Same subject identity (or clearly the same product/scene)
Same lighting and palette
Similar background geometry
Clean composition that can survive motion

Then choose 1 primary reference frame. This becomes your anchor for the whole project.

Practical rule: if you cannot keep the subject stable in still images, you will not keep it stable in video.

3) Lock consistency variables early

Consistency is not luck. It is variable control.

Lock these variables before you move to motion:

Aspect ratio (do not change it mid-pipeline)
Reference frame (do not swap references every run)
Style language (avoid mixing multiple styles in one generation)
Camera plan (wide to medium to close, not random jumps)

If the model supports seeds, lock a seed for your image step. For video, seeds are not always available, but you can still stabilize by keeping references and camera language consistent.

4) Convert reference to motion using controlled movement

The fastest way to ruin a good reference is asking for too much motion. Start with simple, controlled moves:

slow push-in (most reliable)
slow pan left/right
subtle parallax
minimal subject motion (blink, slight head turn, fabric movement)

Avoid these early:

fast camera moves
large character movement
scene transitions
dramatic lighting changes

Treat motion like a dial. Increase it only after you have a stable baseline clip.

5) Use compare points to reduce cost

The biggest cost driver is regeneration loops. You solve that by introducing compare points: places where you compare multiple outputs, then commit to one direction.

Three compare points that work:

Compare style frames across 2 image models Generate 2-3 frames per model. Pick the best style direction. Commit.
Compare motion across 2 video models on the same reference Same reference, same prompt intent, same duration. Compare on:
- temporal stability (flicker, warping)
- identity retention (face, logo, product shape)
- texture stability (hands, hair, text)
- speed and cost Pick a winner for that project. Commit.
Upscale only after selection Do not upscale early. Upscaling multiplies time and spend on clips you will discard.

This compare-point approach turns “random exploration” into controlled iteration.

6) Prompting: write for repeatability, not poetry

A prompt that sounds cool is not necessarily controllable. For workflow consistency, prompts should be modular:

Subject block: who/what, clear descriptors
Environment block: location, background constraints
Camera block: lens feel, framing, movement
Lighting block: one consistent lighting direction
Style block: one dominant style, minimal extras
Negative block: what must not change (no extra people, no text artifacts, no logo changes)

Example structure (do not copy blindly, adapt):

Subject: “single subject, consistent identity, clean silhouette”

Camera: “medium shot, slow push-in, stable framing”

Lighting: “soft key light, no dramatic shifts”

Style: “cinematic realism, subtle film grain”

Negative: “no scene cuts, no extra objects, no text overlays”

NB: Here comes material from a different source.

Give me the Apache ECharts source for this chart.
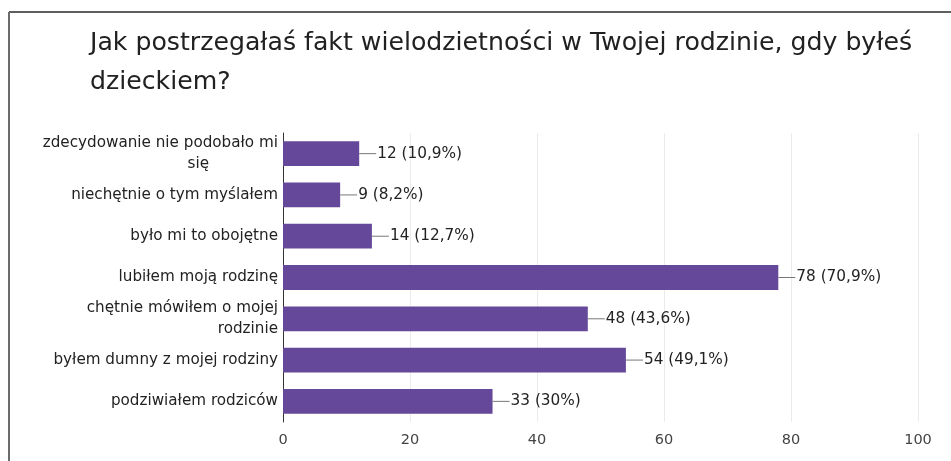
<!DOCTYPE html>
<html>
<head>
<meta charset="utf-8">
<script src="https://cdn.jsdelivr.net/npm/echarts@6/dist/echarts.min.js"></script>
<style>
  html, body { margin: 0; padding: 0; background: #fff; }
  #chart { width: 951px; height: 461px; }
</style>
</head>
<body>
<div id="chart"></div>
<script>
// odpowiedzi (od góry do dołu)
var categories = [
  "zdecydowanie nie podobało mi\nsię",
  "niechętnie o tym myślałem",
  "było mi to obojętne",
  "lubiłem moją rodzinę",
  "chętnie mówiłem o mojej\nrodzinie",
  "byłem dumny z mojej rodziny",
  "podziwiałem rodziców"
];
var counts = [12, 9, 14, 78, 48, 54, 33];
var percents = ["10,9%", "8,2%", "12,7%", "70,9%", "43,6%", "49,1%", "30%"];
var xTicks = [0, 20, 40, 60, 80, 100];

var chart = echarts.init(document.getElementById("chart"));

var option = {
  animation: false,
  title: {
    text: "Jak postrzegałaś fakt wielodzietności w Twojej rodzinie, gdy byłeś\ndzieckiem?",
    left: 85,
    top: 19,
    textStyle: {
      fontFamily: "DejaVu Sans",
      fontSize: 25.2,
      fontWeight: "normal",
      color: "#212121",
      lineHeight: 39
    }
  },
  graphic: [
    { type: "line", shape: { x1: 9, y1: 12, x2: 951, y2: 12 }, style: { stroke: "#5f5f5f", lineWidth: 2 } },
    { type: "line", shape: { x1: 9, y1: 12, x2: 9, y2: 461 }, style: { stroke: "#6b6b6b", lineWidth: 2 } }
  ],
  grid: {
    left: 283,
    right: 33,
    top: 133,
    bottom: 39
  },
  xAxis: {
    type: "value",
    min: 0,
    max: 100,
    interval: 20,
    axisLine: { show: false },
    axisTick: { show: false },
    splitLine: { show: true, lineStyle: { color: "#ebebeb", width: 1 } },
    axisLabel: {
      margin: 11,
      fontFamily: "DejaVu Sans",
      fontSize: 14.5,
      color: "#444",
      formatter: function (v) { return xTicks.indexOf(v) >= 0 ? String(v) : ""; }
    }
  },
  yAxis: {
    type: "category",
    inverse: true,
    data: categories,
    axisLine: { show: true, lineStyle: { color: "#333", width: 1 } },
    axisTick: { show: false },
    axisLabel: {
      margin: 5,
      fontFamily: "DejaVu Sans",
      fontSize: 15.2,
      color: "#222",
      lineHeight: 21,
      align: "right",
      formatter: function (v) {
        var parts = v.split("\n");
        if (parts.length > 1 && parts[1].length < 5) {
          // krótka druga linia stoi bliżej środka
          return parts[0] + "\n{s|" + parts[1] + "}";
        }
        return v;
      },
      rich: {
        s: { fontFamily: "DejaVu Sans", fontSize: 15.2, color: "#222", lineHeight: 21, padding: [0, 69, 0, 0] }
      }
    }
  },
  series: [
    {
      type: "bar",
      data: counts,
      barCategoryGap: "40%",
      itemStyle: { color: "#654899" },
      label: {
        show: true,
        position: "right",
        distance: 0,
        formatter: function (p) {
          return "{l|}{t|" + p.value + " (" + percents[p.dataIndex] + ")}";
        },
        rich: {
          l: { width: 17, height: 1, backgroundColor: "#777", verticalAlign: "middle" },
          t: { fontFamily: "DejaVu Sans", fontSize: 15.3, color: "#222", padding: [0, 0, 0, 1] }
        }
      }
    }
  ]
};

chart.setOption(option);
</script>
</body>
</html>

Most teams improve results simply by removing conflicting instructions.

7) Build a reusable asset pack

If you want repeatable production, save assets like a software project:

reference frame(s)
shot list
prompt blocks
accepted outputs and what made them “accepted”
model settings (duration, strength, guidance)
a “do not do” list from failures (what caused flicker, warping, identity loss)

This turns future projects into iteration, not reinvention.

8) Why multi-model workflows beat single-tool loyalty

No single model wins across all steps. Some are better at:

photoreal images
stylized concept art
motion coherence
facial identity retention
fast iterations at low cost
high-detail renders that survive upscaling

A workflow-first pipeline lets you use the best engine per step and avoid lock-in when pricing or quality shifts. The advantage is not model count. The advantage is control: compare outputs, commit, and ship.

If you are building or using a pipeline where you can generate and compare across multiple models in one place, you reduce context switching and keep iteration tight. Cliprise is designed around that exact workflow approach, offering an AI video generation workflow dashboard with a single interface and unified credits for multi-model creation.

Quick checklist for consistent AI video output

Write a short spec: format, duration, style, shot list
Generate 4-8 style frames first
Pick 1 primary reference and lock it
Start with controlled motion (slow push-in, gentle pan)
Compare at fixed checkpoints, then commit
Upscale only final selections
Save prompts and references as reusable assets

AI video generation is moving fast, but the teams who win are not the ones who chase every new model. They are the ones who can reproduce results reliably, control cost, and ship on schedule. Build a workflow, then plug models into it.